Overcoming catastrophic forgetting in neural networks
Kirkpatrick, James
and
Pascanu, Razvan
and
Rabinowitz, Neil
and
Veness, Joel
and
Desjardins, Guillaume
and
Rusu, Andrei A.
and
Milan, Kieran
and
Quan, John
and
Ramalho, Tiago
and
Grabska-Barwinska, Agnieszka
and
Hassabis, Demis
and
Clopath, Claudia
and
Kumaran, Dharshan
and
Hadsell, Raia
- 2016 via Local Bibsonomy
Keywords:
deep-learning
This paper proposes a simple method for sequentially training new tasks and avoid catastrophic forgetting.

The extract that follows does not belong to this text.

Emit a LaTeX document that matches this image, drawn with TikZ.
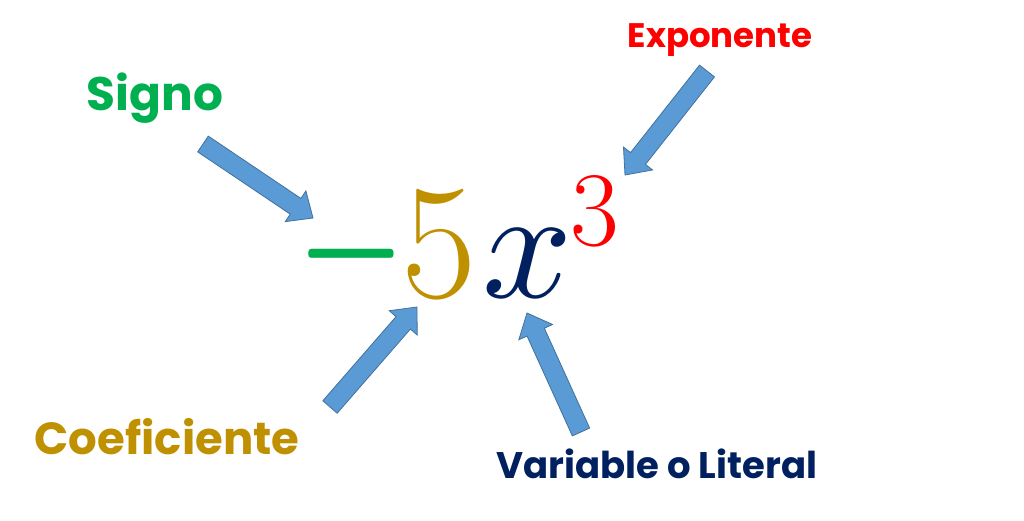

The paper starts with the Bayesian formulation of learning a model that is
$$
\log P(\theta | D) = \log P(D | \theta) + \log P(\theta) - \log P(D)
$$
By switching the prior into the posterior of previous task(s), we have
$$
\log P(\theta | D) = \log P(D | \theta) + \log P(\theta | D_{prev}) - \log P(D)
$$
The paper use the following form for posterior
$$
P(\theta | D_{prev}) = N(\theta_{prev}, diag(F))
$$
where $F$ is the Fisher Information matrix $E_x[ \nabla_\theta \log P(x|\theta) (\nabla_\theta \log P(x|\theta))^T]$. Then the resulting objective function is
$$
L(\theta) = L_{new}(\theta) + \frac{\lambda}{2}\sum F_{ii} (\theta_i - \theta^{prev*}_i)^2
$$
where $L_{new}$ is the loss on new task, and $\theta^{prev*}$ is previous best parameter. It can be viewed as a distance which uses Fisher Informatrix to properly scale each dimension, and it further proves that the Fisher Information matrix is important in the experienment by comparing with simple $L_2$ distance.